Easter has been a very dangerous time for Pakistani Christians for years.

The attack was claimed by an extremist group with ties to the Taliban. It was the deadliest terror attack in the state of Punjab, which has more Christians than any other part of Pakistan. Overall, Christians only make up two percent of the country’s population.

“I am still reeling,” said one of our local partners.

“My pastor friends came home exhausted and worn from funerals they had taken all day, families they had prayed with, people they had comforted. All of my day was spent hugging those who were aching from the loss of someone precious to them.”

In 2015, almost exactly a year earlier, suicide bombers attacked two churches in Youhanabad, killing 14 people. The death toll would’ve been much higher if church volunteers on ‘security duty’ had not sacrificed their own lives to defend worshippers.

“We [celebrate Easter] knowing that at any time a suicide bomber can come and disrupt our service, our worship, our praying. Then I think: Will it really be disrupted or will I be sent into the fullness of worship?” said a mother of two who used to be Muslim, now celebrating Jesus at Easter.

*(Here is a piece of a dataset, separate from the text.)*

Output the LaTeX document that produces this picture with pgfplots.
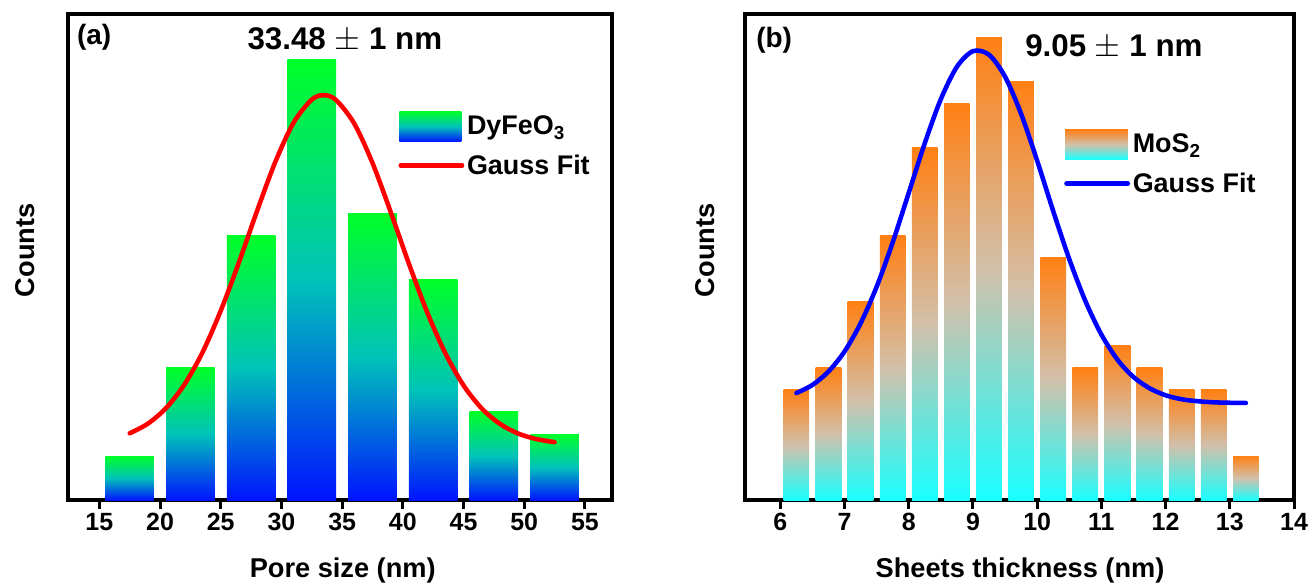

In 2013, 78 people were killed in another attack at a church in Peshawar, after Sunday Mass.

2017: Two Egypt Churches Bombed

On 9 April, Islamic State suicide bombers attacked two churches during their Palm Sunday services. At least 44 people were killed and over 100 were injured.

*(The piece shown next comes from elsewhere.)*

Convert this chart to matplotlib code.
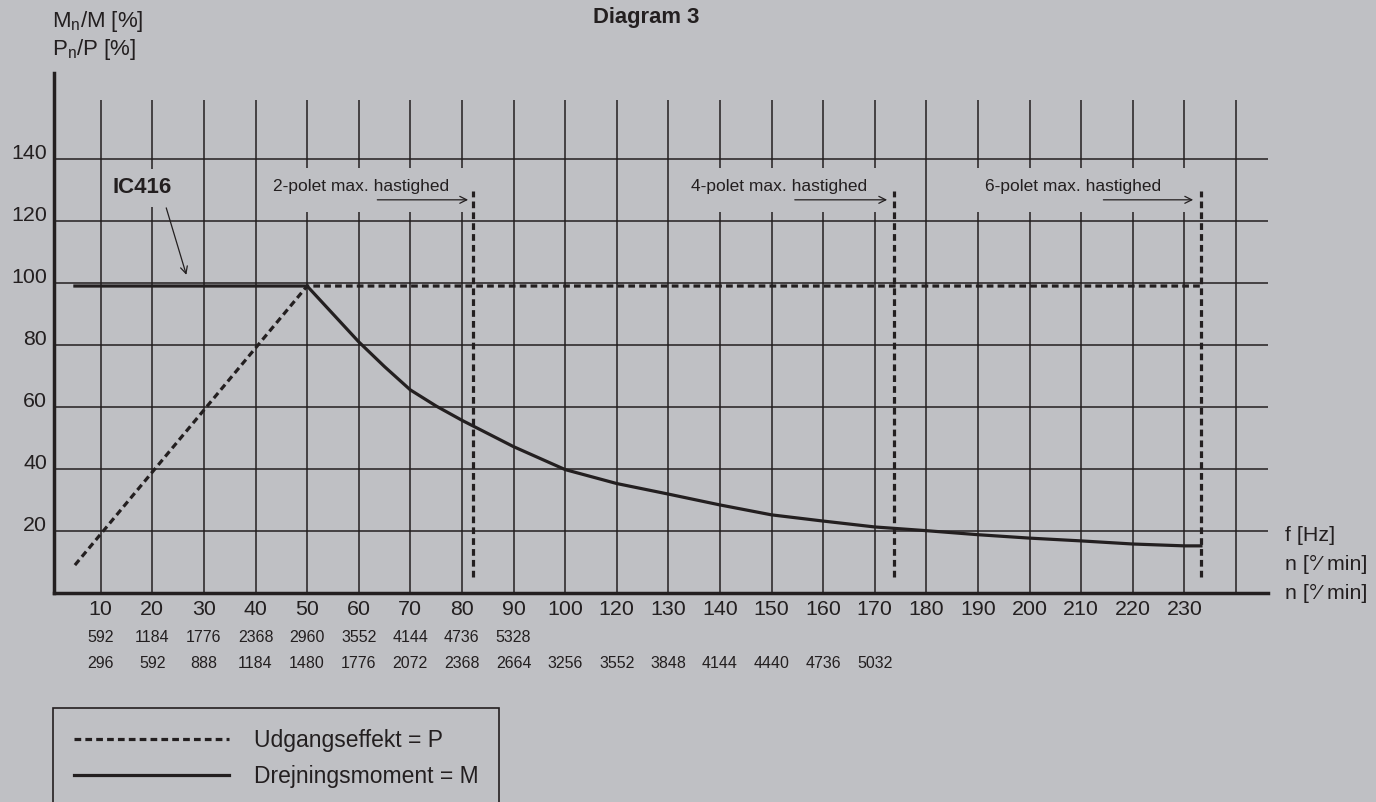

Egypt was declared to be in a state of emergency.

“Like many other Christians in Egypt I was on my way to church,” said Arif*, one of our local partners. “My wife and children were with me and we were really looking forward to the Palm Sunday service which is one of the main celebrations in the Egyptian church. Then, I got a text.. I read about the first attack in Tanta. I was angry, shocked.”

“Then… I saw another attack had taken place, this time in Alexandria,” he said.

Image: Relatives mourn for victims of Palm Sunday bombing. Source: The Independant Co UK

The Islamic State have named the Egyptian church as their next target and all fighters have been told not to “leave any infidel Christian in Egypt until you have threatened their life.”

Easter is a dangerous time for Christians facing persecution as they celebrate victory in Jesus.

A few weeks later, a group of Christians were travelling on a bus to an Ascension Day service when masked gunmen attacked the bus south of the Egyptian capital, killing 28 people.

“In our discipleship trainings we try to raise awareness of the fact that persecution is part of Christian life,” Arif said. “We want to help people to live close to God and understand that they are precious to Him, despite what might happen to them.”

The church is preparing for persecution.

“Lord unveil the dark spirit of deception and show up your light,” Arif* prayed. “Lord help your children to stay people of guts, courage and strong convictions. And may your name be glorified even in the middle of death, pain and devastation.”